How To Make the Best Poached Chicken
Think of your freshly cooked white chicken breasts like a blank white canvas. You can do whatever you like! There are as many ways to serve chicken as there are different preferences, so your best bet is simply to cater to your own palate.
If you’re looking for some inspiration to make your poached chicken really stand out, we recommend that you add some zing to your poaching liquid. In the above method, we simply used salted water,garlic, bay leaves and peppercorns but you can really get creative here.
- Herbs: Try adding fresh herbs, like rosemary or thyme, to your water, or rub them into your chicken after you’ve poached it. Fresh herbs are a great way to add flavor and depth to your meal.
- Aromatics: Nice aromatic additions like onion, or peeled fresh ginger are another awesome addition to this meal.

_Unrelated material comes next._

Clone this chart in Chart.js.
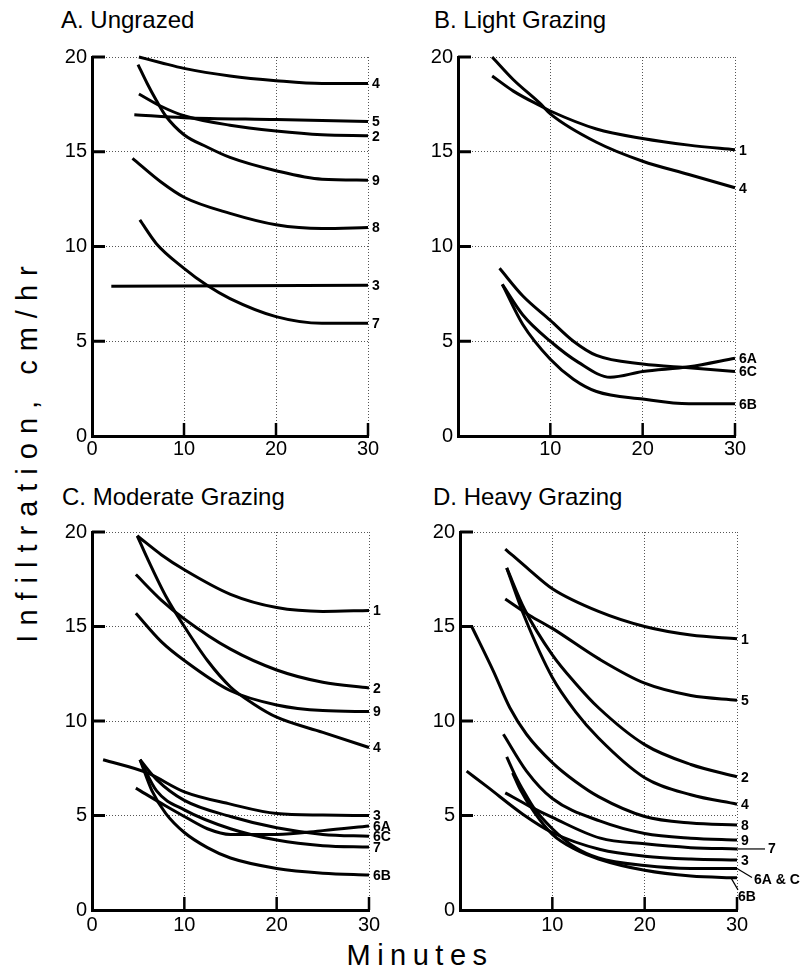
<!DOCTYPE html>
<html>
<head>
<meta charset="utf-8">
<script src="https://cdn.jsdelivr.net/npm/chart.js@4.4.1/dist/chart.umd.min.js"></script>
<style>
  body { margin: 0; background: #fff; width: 800px; height: 978px; position: relative; overflow: hidden;
         font-family: "Liberation Sans", Arial, Helvetica, sans-serif; color: #000; }
  canvas { position: absolute; }
  .title { position: absolute; font-size: 24px; white-space: nowrap; }
  .axt { position: absolute; font-size: 29px; white-space: nowrap; }
</style>
</head>
<body>
<div class="title" style="left:61px;top:6px">A. Ungrazed</div>
<div class="title" style="left:434px;top:6px">B. Light Grazing</div>
<div class="title" style="left:62px;top:483px">C. Moderate Grazing</div>
<div class="title" style="left:433px;top:483px">D. Heavy Grazing</div>
<div class="axt" id="ytitle" style="left:27px;top:450px;letter-spacing:9px;transform:translate(-50%,-50%) rotate(-90deg)">Infiltration, cm/hr</div>
<div class="axt" style="left:420px;top:955px;letter-spacing:6.5px;transform:translate(-50%,-50%)">Minutes</div>

<canvas id="chartA" width="400" height="470" style="left:0;top:0"></canvas>
<canvas id="chartB" width="400" height="470" style="left:400px;top:0"></canvas>
<canvas id="chartC" width="400" height="470" style="left:0;top:470px"></canvas>
<canvas id="chartD" width="400" height="470" style="left:400px;top:470px"></canvas>

<script>
// tick values
const minutesTicks = [0, 10, 20, 30];
const rateTicks = [0, 5, 10, 15, 20];

// A. Ungrazed  [minutes, cm/hr]
const ungrazed4 = [[5.1, 20.0], [7.5, 19.7], [10, 19.4], [15, 19.0], [20, 18.75], [25, 18.6], [30, 18.6]];
const ungrazed5 = [[4.6, 16.95], [10, 16.8], [20, 16.7], [30, 16.6]];
const ungrazed2 = [[5.1, 18.05], [7.5, 17.4], [10, 16.9], [15, 16.4], [20, 16.1], [25, 15.9], [30, 15.85]];
const ungrazed9 = [[5.0, 19.6], [6, 18.6], [7, 17.7], [8, 16.9], [10, 15.9], [12.5, 15.25], [15, 14.7], [20, 14.0], [25, 13.55], [30, 13.5]];
const ungrazed8 = [[4.4, 14.65], [7.5, 13.4], [10, 12.6], [15, 11.75], [20, 11.15], [25, 10.95], [30, 11.0]];
const ungrazed3 = [[2.1, 7.9], [30, 7.95]];
const ungrazed7 = [[5.2, 11.4], [7, 10.15], [10, 8.85], [12.5, 7.95], [15, 7.25], [20, 6.3], [25, 5.95], [30, 5.95]];

// B. Light Grazing
const light1 = [[3.7, 19.0], [6, 18.2], [9, 17.4], [10, 17.15], [15, 16.2], [20, 15.7], [25, 15.35], [30, 15.1]];
const light4 = [[3.7, 20.0], [6, 18.8], [9, 17.5], [10, 17.0], [15, 15.5], [20, 14.5], [25, 13.8], [30, 13.1]];
const light6A = [[4.8, 8.0], [7, 6.4], [10, 5.0], [13, 3.9], [16.5, 3.1], [20, 3.4], [25, 3.65], [30, 4.1]];
const light6C = [[4.5, 8.85], [7, 7.4], [10, 6.1], [12.5, 5.0], [15, 4.25], [20, 3.8], [25, 3.6], [30, 3.4]];
const light6B = [[4.8, 8.0], [7, 5.9], [10, 4.05], [12.5, 3.0], [15, 2.35], [20, 1.95], [25, 1.7], [30, 1.7]];

// C. Moderate Grazing
const moderate1 = [[4.9, 19.8], [7.5, 18.8], [10, 18.0], [15, 16.7], [20, 16.0], [25, 15.8], [30, 15.85]];
const moderate2 = [[4.75, 17.75], [7.5, 16.4], [10, 15.4], [15, 13.8], [20, 12.7], [25, 12.05], [30, 11.75]];
const moderate9 = [[4.75, 15.7], [7.5, 14.2], [10, 13.2], [15, 11.6], [20, 10.85], [25, 10.55], [30, 10.5]];
const moderate4 = [[4.9, 19.8], [6, 18.6], [8, 16.6], [10, 15.0], [12.5, 13.2], [15, 11.8], [17.5, 10.9], [20, 10.2], [25, 9.4], [30, 8.6]];
const moderate3 = [[1.2, 7.95], [6, 7.25], [10, 6.25], [15, 5.6], [20, 5.1], [25, 5.02], [30, 5.0]];
const moderate6A = [[4.75, 6.45], [8, 5.5], [10, 4.95], [12.5, 4.3], [15, 4.0], [20, 4.0], [25, 4.2], [30, 4.45]];
const moderate6C = [[5.2, 7.95], [7, 6.9], [10, 5.8], [15, 4.95], [20, 4.35], [25, 4.0], [30, 3.9]];
const moderate7 = [[5.2, 7.95], [7, 6.3], [10, 5.3], [15, 4.3], [20, 3.7], [25, 3.4], [30, 3.33]];
const moderate6B = [[5.2, 7.95], [6.5, 6.3], [8, 5.1], [10, 4.1], [12.5, 3.3], [15, 2.75], [20, 2.2], [25, 1.95], [30, 1.85]];

// D. Heavy Grazing
const heavy1 = [[4.9, 19.1], [7.5, 18.0], [10, 17.0], [15, 15.8], [20, 15.0], [25, 14.55], [30, 14.35]];
const heavy5 = [[4.9, 16.45], [7.5, 15.6], [10, 14.9], [15, 13.3], [20, 12.0], [25, 11.35], [30, 11.1]];
const heavy2 = [[5.06, 18.1], [7, 15.9], [10, 13.5], [12.5, 12.0], [15, 10.7], [20, 8.75], [25, 7.7], [30, 7.05]];
const heavy4 = [[5.06, 18.1], [7, 15.5], [10, 12.3], [12.5, 10.5], [15, 9.1], [20, 7.0], [25, 6.1], [30, 5.6]];
const heavy8 = [[1.27, 15.0], [3.6, 12.65], [5.4, 10.7], [7.2, 9.3], [10, 7.8], [12.5, 6.8], [15, 6.0], [20, 4.95], [25, 4.6], [30, 4.5]];
const heavy9 = [[4.7, 9.3], [7.2, 7.35], [10, 5.9], [15.2, 4.7], [20, 4.05], [25, 3.8], [30, 3.7]];
const heavy7 = [[4.9, 6.2], [7.5, 5.5], [10, 4.9], [15.2, 3.8], [20, 3.5], [25, 3.3], [30, 3.23]];
const heavy3 = [[0.72, 7.35], [3, 6.5], [6.8, 5.07], [10, 4.1], [15.2, 3.2], [20, 2.85], [25, 2.7], [30, 2.65]];
const heavy6AC = [[5.06, 8.1], [6, 7.1], [7, 6.2], [8, 5.4], [10, 4.3], [12.5, 3.3], [15, 2.75], [20, 2.35], [25, 2.2], [30, 2.2]];
const heavy6B = [[5.7, 7.26], [6.5, 6.4], [8, 5.2], [10, 4.0], [12.5, 3.2], [15, 2.7], [20, 2.1], [25, 1.8], [30, 1.7]];

// curve label styles (offsets only, in px)
const leaderStyle = {
  '7': { line: [[0, 0], [28, 0]], text: [31, 0] },
  '6A & C': { line: [[0, 0], [15, 9]], text: [17, 12] },
  '6B': { line: [[-6, 0], [1, 12]], text: [1, 19] }
};

const FONT = '"Liberation Sans", Arial, Helvetica, sans-serif';

const innerTicks = {
  id: 'innerTicks',
  afterDraw(chart) {
    const { ctx, chartArea: a, scales: { x, y } } = chart;
    ctx.save();
    ctx.strokeStyle = '#000';
    ctx.lineWidth = 3;
    rateTicks.forEach(v => {
      if (!v) return;
      const py = y.getPixelForValue(v);
      ctx.beginPath(); ctx.moveTo(a.left, py); ctx.lineTo(a.left + 13, py); ctx.stroke();
    });
    ctx.lineWidth = 2.5;
    minutesTicks.forEach(v => {
      if (!v) return;
      const px = x.getPixelForValue(v);
      ctx.beginPath(); ctx.moveTo(px, a.bottom); ctx.lineTo(px, a.bottom - 13); ctx.stroke();
    });
    ctx.restore();
  }
};

const endLabels = {
  id: 'endLabels',
  afterDatasetsDraw(chart) {
    const ctx = chart.ctx;
    ctx.save();
    ctx.font = 'bold 14px ' + FONT;
    ctx.fillStyle = '#000';
    ctx.strokeStyle = '#000';
    ctx.lineWidth = 1.2;
    ctx.textBaseline = 'middle';
    chart.data.datasets.forEach((ds, i) => {
      const pts = chart.getDatasetMeta(i).data;
      const p = pts[pts.length - 1];
      const st = chart.options.plugins.endLabels.leaders ? leaderStyle[ds.label] : null;
      if (st) {
        ctx.beginPath();
        ctx.moveTo(p.x + st.line[0][0], p.y + st.line[0][1]);
        ctx.lineTo(p.x + st.line[1][0], p.y + st.line[1][1]);
        ctx.stroke();
        ctx.fillText(ds.label, p.x + st.text[0], p.y + st.text[1]);
      } else {
        ctx.fillText(ds.label, p.x + 4, p.y + 1);
      }
    });
    ctx.restore();
  }
};

function makePanel(id, curves, names, box) {
  const datasets = curves.map((c, i) => ({
    label: names[i],
    data: c.map(p => ({ x: p[0], y: p[1] })),
    borderColor: '#000',
    borderWidth: 3,
    pointRadius: 0,
    cubicInterpolationMode: 'monotone',
    fill: false,
    clip: false
  }));
  const gridColor = ctx => (ctx.tick && ctx.tick.value === 0) ? 'rgba(0,0,0,0)' : '#555';
  new Chart(document.getElementById(id), {
    type: 'line',
    data: { datasets },
    options: {
      responsive: false,
      animation: false,
      layout: { padding: { left: 0, top: box.top, right: box.right, bottom: 0 } },
      plugins: {
        legend: { display: false },
        tooltip: { enabled: false },
        title: { display: false },
        endLabels: { leaders: !!box.leaders }
      },
      scales: {
        x: {
          type: 'linear', min: 0, max: 30,
          afterFit: s => { s.height = box.xh; },
          afterBuildTicks: s => { s.ticks = minutesTicks.map(v => ({ value: v })); },
          ticks: {
            color: '#000', padding: box.xpad, maxRotation: 0, autoSkip: false,
            font: { family: FONT, size: 20 },
            callback: v => (v === 0 && !box.zero) ? '' : v
          },
          grid: { color: gridColor, lineWidth: 1, drawTicks: false },
          border: { display: true, color: '#000', width: 3, dash: [1, 2] }
        },
        y: {
          type: 'linear', min: 0, max: 20,
          afterFit: s => { s.width = box.yw; },
          afterBuildTicks: s => { s.ticks = rateTicks.map(v => ({ value: v })); },
          ticks: {
            color: '#000', padding: 5, autoSkip: false,
            font: { family: FONT, size: 20 }
          },
          grid: { color: gridColor, lineWidth: 1, drawTicks: false },
          border: { display: true, color: '#000', width: 3, dash: [1, 2] }
        }
      }
    },
    plugins: [innerTicks, endLabels]
  });
}

makePanel('chartA',
  [ungrazed4, ungrazed5, ungrazed2, ungrazed9, ungrazed8, ungrazed3, ungrazed7],
  ['4', '5', '2', '9', '8', '3', '7'],
  { top: 57, right: 32, yw: 92, xh: 34, xpad: 1, zero: true });

makePanel('chartB',
  [light1, light4, light6A, light6C, light6B],
  ['1', '4', '6A', '6C', '6B'],
  { top: 57, right: 65, yw: 58, xh: 34, xpad: 1, zero: false });

makePanel('chartC',
  [moderate1, moderate2, moderate9, moderate4, moderate3, moderate6A, moderate6C, moderate7, moderate6B],
  ['1', '2', '9', '4', '3', '6A', '6C', '7', '6B'],
  { top: 62, right: 31, yw: 92, xh: 30, xpad: 3, zero: true });

makePanel('chartD',
  [heavy1, heavy5, heavy2, heavy4, heavy8, heavy9, heavy7, heavy3, heavy6AC, heavy6B],
  ['1', '5', '2', '4', '8', '9', '7', '3', '6A & C', '6B'],
  { top: 62, right: 63, yw: 60, xh: 30, xpad: 3, zero: false, leaders: true });
</script>
</body>
</html>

- Broth: If you’re feeling adventurous, you could try poaching your chicken in broth rather than water, as this will massively increase its flavor profile and intensify the meaty, savory taste of your chicken. Broth is the star player in many soups, and this is a similar cooking method, so it works just as well for poaching.
- Some wine or beer: It is another unorthodox way of poaching your chicken. The acidity and complexity of flavor these offer can really make your chicken stand out. Be wary that red wine might color your chicken and make it look pink even when it’s cooked.
- Lemon: Juice or lemon zest added to the water or rubbed into the chicken is another way to add some zing to your poached chicken without altering this recipe very much.